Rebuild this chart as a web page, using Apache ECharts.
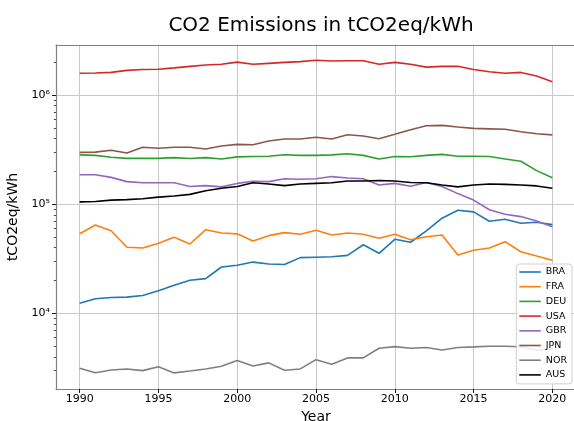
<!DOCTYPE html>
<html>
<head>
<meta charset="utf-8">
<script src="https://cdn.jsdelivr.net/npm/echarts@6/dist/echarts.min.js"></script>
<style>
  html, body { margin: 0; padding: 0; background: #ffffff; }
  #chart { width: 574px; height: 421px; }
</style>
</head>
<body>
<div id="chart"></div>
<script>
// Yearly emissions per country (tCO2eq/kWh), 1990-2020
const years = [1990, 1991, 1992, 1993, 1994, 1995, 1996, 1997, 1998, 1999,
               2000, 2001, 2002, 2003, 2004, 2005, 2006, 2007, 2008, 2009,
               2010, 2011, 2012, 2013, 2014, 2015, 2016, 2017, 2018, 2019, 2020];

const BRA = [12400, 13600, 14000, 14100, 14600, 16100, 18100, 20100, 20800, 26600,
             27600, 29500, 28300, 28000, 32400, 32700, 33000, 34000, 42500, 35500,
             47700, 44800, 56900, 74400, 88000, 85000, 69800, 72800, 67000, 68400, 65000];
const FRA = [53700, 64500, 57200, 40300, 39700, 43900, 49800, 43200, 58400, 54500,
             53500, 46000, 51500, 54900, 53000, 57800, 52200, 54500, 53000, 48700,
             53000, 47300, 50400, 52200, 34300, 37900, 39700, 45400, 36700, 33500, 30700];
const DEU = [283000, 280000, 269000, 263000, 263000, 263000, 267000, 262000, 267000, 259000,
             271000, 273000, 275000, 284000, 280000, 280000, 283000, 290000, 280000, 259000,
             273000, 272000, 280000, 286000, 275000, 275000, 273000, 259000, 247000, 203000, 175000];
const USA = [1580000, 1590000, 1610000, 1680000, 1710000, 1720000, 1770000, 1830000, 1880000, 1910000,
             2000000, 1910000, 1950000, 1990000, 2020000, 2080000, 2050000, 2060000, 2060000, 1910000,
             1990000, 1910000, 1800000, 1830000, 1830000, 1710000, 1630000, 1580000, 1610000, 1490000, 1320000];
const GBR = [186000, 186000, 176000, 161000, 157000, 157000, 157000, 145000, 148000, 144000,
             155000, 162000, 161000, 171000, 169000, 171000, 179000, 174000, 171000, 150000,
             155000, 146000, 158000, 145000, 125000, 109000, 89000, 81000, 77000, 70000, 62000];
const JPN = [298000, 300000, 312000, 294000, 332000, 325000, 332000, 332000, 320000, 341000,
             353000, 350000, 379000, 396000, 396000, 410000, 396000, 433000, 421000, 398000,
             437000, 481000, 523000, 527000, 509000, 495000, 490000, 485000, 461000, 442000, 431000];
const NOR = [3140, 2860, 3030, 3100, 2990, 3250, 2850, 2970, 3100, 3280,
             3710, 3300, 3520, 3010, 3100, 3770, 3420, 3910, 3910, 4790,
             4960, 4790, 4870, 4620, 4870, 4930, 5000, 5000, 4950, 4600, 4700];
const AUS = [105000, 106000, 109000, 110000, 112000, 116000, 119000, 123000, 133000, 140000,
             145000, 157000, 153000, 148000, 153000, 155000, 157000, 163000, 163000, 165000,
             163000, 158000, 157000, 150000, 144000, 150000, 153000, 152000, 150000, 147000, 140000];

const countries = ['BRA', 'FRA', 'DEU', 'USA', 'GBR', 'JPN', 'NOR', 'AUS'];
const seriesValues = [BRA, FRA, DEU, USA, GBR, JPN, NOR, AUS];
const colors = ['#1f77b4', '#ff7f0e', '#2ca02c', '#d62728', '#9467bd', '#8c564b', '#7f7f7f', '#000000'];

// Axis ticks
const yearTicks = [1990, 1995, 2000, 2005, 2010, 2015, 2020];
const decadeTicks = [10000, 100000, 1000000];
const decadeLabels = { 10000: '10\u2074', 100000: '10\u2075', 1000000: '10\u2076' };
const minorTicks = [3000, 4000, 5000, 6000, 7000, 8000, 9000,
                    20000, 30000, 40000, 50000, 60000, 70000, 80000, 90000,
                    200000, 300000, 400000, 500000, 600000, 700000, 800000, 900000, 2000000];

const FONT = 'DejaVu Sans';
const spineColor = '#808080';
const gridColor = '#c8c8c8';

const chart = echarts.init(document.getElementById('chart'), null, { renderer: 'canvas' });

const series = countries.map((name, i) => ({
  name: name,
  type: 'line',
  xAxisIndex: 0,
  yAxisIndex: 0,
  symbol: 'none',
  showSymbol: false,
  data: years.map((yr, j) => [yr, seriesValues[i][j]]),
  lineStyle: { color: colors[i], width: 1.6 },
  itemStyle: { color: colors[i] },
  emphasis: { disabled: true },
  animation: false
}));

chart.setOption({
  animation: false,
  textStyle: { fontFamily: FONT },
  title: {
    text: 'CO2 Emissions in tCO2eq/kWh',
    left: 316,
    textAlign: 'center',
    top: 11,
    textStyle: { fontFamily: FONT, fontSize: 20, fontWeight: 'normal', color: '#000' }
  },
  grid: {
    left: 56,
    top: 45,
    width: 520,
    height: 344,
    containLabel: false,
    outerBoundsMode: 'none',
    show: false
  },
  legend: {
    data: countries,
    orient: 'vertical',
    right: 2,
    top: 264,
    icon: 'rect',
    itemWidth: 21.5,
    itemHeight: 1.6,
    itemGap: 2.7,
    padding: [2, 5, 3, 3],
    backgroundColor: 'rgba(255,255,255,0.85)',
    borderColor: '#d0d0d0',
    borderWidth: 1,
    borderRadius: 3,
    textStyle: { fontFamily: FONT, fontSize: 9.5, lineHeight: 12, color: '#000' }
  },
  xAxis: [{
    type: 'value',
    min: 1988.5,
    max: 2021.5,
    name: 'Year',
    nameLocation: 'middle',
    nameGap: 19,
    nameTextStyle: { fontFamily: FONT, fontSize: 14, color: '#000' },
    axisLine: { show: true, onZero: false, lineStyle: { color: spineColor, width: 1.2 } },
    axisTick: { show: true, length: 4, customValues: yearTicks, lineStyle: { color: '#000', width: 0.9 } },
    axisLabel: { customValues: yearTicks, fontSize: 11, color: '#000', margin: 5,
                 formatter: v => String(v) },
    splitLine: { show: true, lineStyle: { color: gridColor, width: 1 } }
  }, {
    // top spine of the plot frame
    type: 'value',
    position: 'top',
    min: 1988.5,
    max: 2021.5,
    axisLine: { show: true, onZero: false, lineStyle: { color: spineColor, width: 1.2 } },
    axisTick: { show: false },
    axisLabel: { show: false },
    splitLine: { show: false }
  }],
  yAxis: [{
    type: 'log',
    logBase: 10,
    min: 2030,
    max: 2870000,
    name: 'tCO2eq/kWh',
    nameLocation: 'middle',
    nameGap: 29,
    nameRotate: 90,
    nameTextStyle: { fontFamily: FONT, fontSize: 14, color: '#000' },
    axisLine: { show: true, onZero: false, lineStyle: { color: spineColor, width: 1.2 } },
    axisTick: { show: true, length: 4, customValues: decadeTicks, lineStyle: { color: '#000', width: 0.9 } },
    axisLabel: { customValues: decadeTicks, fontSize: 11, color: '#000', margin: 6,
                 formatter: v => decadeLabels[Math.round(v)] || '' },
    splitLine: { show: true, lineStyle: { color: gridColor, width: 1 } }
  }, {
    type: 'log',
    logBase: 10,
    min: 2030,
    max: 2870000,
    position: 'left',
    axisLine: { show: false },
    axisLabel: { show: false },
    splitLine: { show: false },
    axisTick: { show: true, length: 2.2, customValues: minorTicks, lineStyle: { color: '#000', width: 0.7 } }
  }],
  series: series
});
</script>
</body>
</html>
------------------------------------
The request: Replicate the material above verbatim; images stay out of the copy.

Task answer:
Rebuild this chart as a web page, using Apache ECharts.
<!DOCTYPE html>
<html>
<head>
<meta charset="utf-8">
<script src="https://cdn.jsdelivr.net/npm/echarts@6/dist/echarts.min.js"></script>
<style>
  html, body { margin: 0; padding: 0; background: #ffffff; }
  #chart { width: 574px; height: 421px; }
</style>
</head>
<body>
<div id="chart"></div>
<script>
// Yearly emissions per country (tCO2eq/kWh), 1990-2020
const years = [1990, 1991, 1992, 1993, 1994, 1995, 1996, 1997, 1998, 1999,
               2000, 2001, 2002, 2003, 2004, 2005, 2006, 2007, 2008, 2009,
               2010, 2011, 2012, 2013, 2014, 2015, 2016, 2017, 2018, 2019, 2020];

const BRA = [12400, 13600, 14000, 14100, 14600, 16100, 18100, 20100, 20800, 26600,
             27600, 29500, 28300, 28000, 32400, 32700, 33000, 34000, 42500, 35500,
             47700, 44800, 56900, 74400, 88000, 85000, 69800, 72800, 67000, 68400, 65000];
const FRA = [53700, 64500, 57200, 40300, 39700, 43900, 49800, 43200, 58400, 54500,
             53500, 46000, 51500, 54900, 53000, 57800, 52200, 54500, 53000, 48700,
             53000, 47300, 50400, 52200, 34300, 37900, 39700, 45400, 36700, 33500, 30700];
const DEU = [283000, 280000, 269000, 263000, 263000, 263000, 267000, 262000, 267000, 259000,
             271000, 273000, 275000, 284000, 280000, 280000, 283000, 290000, 280000, 259000,
             273000, 272000, 280000, 286000, 275000, 275000, 273000, 259000, 247000, 203000, 175000];
const USA = [1580000, 1590000, 1610000, 1680000, 1710000, 1720000, 1770000, 1830000, 1880000, 1910000,
             2000000, 1910000, 1950000, 1990000, 2020000, 2080000, 2050000, 2060000, 2060000, 1910000,
             1990000, 1910000, 1800000, 1830000, 1830000, 1710000, 1630000, 1580000, 1610000, 1490000, 1320000];
const GBR = [186000, 186000, 176000, 161000, 157000, 157000, 157000, 145000, 148000, 144000,
             155000, 162000, 161000, 171000, 169000, 171000, 179000, 174000, 171000, 150000,
             155000, 146000, 158000, 145000, 125000, 109000, 89000, 81000, 77000, 70000, 62000];
const JPN = [298000, 300000, 312000, 294000, 332000, 325000, 332000, 332000, 320000, 341000,
             353000, 350000, 379000, 396000, 396000, 410000, 396000, 433000, 421000, 398000,
             437000, 481000, 523000, 527000, 509000, 495000, 490000, 485000, 461000, 442000, 431000];
const NOR = [3140, 2860, 3030, 3100, 2990, 3250, 2850, 2970, 3100, 3280,
             3710, 3300, 3520, 3010, 3100, 3770, 3420, 3910, 3910, 4790,
             4960, 4790, 4870, 4620, 4870, 4930, 5000, 5000, 4950, 4600, 4700];
const AUS = [105000, 106000, 109000, 110000, 112000, 116000, 119000, 123000, 133000, 140000,
             145000, 157000, 153000, 148000, 153000, 155000, 157000, 163000, 163000, 165000,
             163000, 158000, 157000, 150000, 144000, 150000, 153000, 152000, 150000, 147000, 140000];

const countries = ['BRA', 'FRA', 'DEU', 'USA', 'GBR', 'JPN', 'NOR', 'AUS'];
const seriesValues = [BRA, FRA, DEU, USA, GBR, JPN, NOR, AUS];
const colors = ['#1f77b4', '#ff7f0e', '#2ca02c', '#d62728', '#9467bd', '#8c564b', '#7f7f7f', '#000000'];

// Axis ticks
const yearTicks = [1990, 1995, 2000, 2005, 2010, 2015, 2020];
const decadeTicks = [10000, 100000, 1000000];
const decadeLabels = { 10000: '10\u2074', 100000: '10\u2075', 1000000: '10\u2076' };
const minorTicks = [3000, 4000, 5000, 6000, 7000, 8000, 9000,
                    20000, 30000, 40000, 50000, 60000, 70000, 80000, 90000,
                    200000, 300000, 400000, 500000, 600000, 700000, 800000, 900000, 2000000];

const FONT = 'DejaVu Sans';
const spineColor = '#808080';
const gridColor = '#c8c8c8';

const chart = echarts.init(document.getElementById('chart'), null, { renderer: 'canvas' });

const series = countries.map((name, i) => ({
  name: name,
  type: 'line',
  xAxisIndex: 0,
  yAxisIndex: 0,
  symbol: 'none',
  showSymbol: false,
  data: years.map((yr, j) => [yr, seriesValues[i][j]]),
  lineStyle: { color: colors[i], width: 1.6 },
  itemStyle: { color: colors[i] },
  emphasis: { disabled: true },
  animation: false
}));

chart.setOption({
  animation: false,
  textStyle: { fontFamily: FONT },
  title: {
    text: 'CO2 Emissions in tCO2eq/kWh',
    left: 316,
    textAlign: 'center',
    top: 11,
    textStyle: { fontFamily: FONT, fontSize: 20, fontWeight: 'normal', color: '#000' }
  },
  grid: {
    left: 56,
    top: 45,
    width: 520,
    height: 344,
    containLabel: false,
    outerBoundsMode: 'none',
    show: false
  },
  legend: {
    data: countries,
    orient: 'vertical',
    right: 2,
    top: 264,
    icon: 'rect',
    itemWidth: 21.5,
    itemHeight: 1.6,
    itemGap: 2.7,
    padding: [2, 5, 3, 3],
    backgroundColor: 'rgba(255,255,255,0.85)',
    borderColor: '#d0d0d0',
    borderWidth: 1,
    borderRadius: 3,
    textStyle: { fontFamily: FONT, fontSize: 9.5, lineHeight: 12, color: '#000' }
  },
  xAxis: [{
    type: 'value',
    min: 1988.5,
    max: 2021.5,
    name: 'Year',
    nameLocation: 'middle',
    nameGap: 19,
    nameTextStyle: { fontFamily: FONT, fontSize: 14, color: '#000' },
    axisLine: { show: true, onZero: false, lineStyle: { color: spineColor, width: 1.2 } },
    axisTick: { show: true, length: 4, customValues: yearTicks, lineStyle: { color: '#000', width: 0.9 } },
    axisLabel: { customValues: yearTicks, fontSize: 11, color: '#000', margin: 5,
                 formatter: v => String(v) },
    splitLine: { show: true, lineStyle: { color: gridColor, width: 1 } }
  }, {
    // top spine of the plot frame
    type: 'value',
    position: 'top',
    min: 1988.5,
    max: 2021.5,
    axisLine: { show: true, onZero: false, lineStyle: { color: spineColor, width: 1.2 } },
    axisTick: { show: false },
    axisLabel: { show: false },
    splitLine: { show: false }
  }],
  yAxis: [{
    type: 'log',
    logBase: 10,
    min: 2030,
    max: 2870000,
    name: 'tCO2eq/kWh',
    nameLocation: 'middle',
    nameGap: 29,
    nameRotate: 90,
    nameTextStyle: { fontFamily: FONT, fontSize: 14, color: '#000' },
    axisLine: { show: true, onZero: false, lineStyle: { color: spineColor, width: 1.2 } },
    axisTick: { show: true, length: 4, customValues: decadeTicks, lineStyle: { color: '#000', width: 0.9 } },
    axisLabel: { customValues: decadeTicks, fontSize: 11, color: '#000', margin: 6,
                 formatter: v => decadeLabels[Math.round(v)] || '' },
    splitLine: { show: true, lineStyle: { color: gridColor, width: 1 } }
  }, {
    type: 'log',
    logBase: 10,
    min: 2030,
    max: 2870000,
    position: 'left',
    axisLine: { show: false },
    axisLabel: { show: false },
    splitLine: { show: false },
    axisTick: { show: true, length: 2.2, customValues: minorTicks, lineStyle: { color: '#000', width: 0.7 } }
  }],
  series: series
});
</script>
</body>
</html>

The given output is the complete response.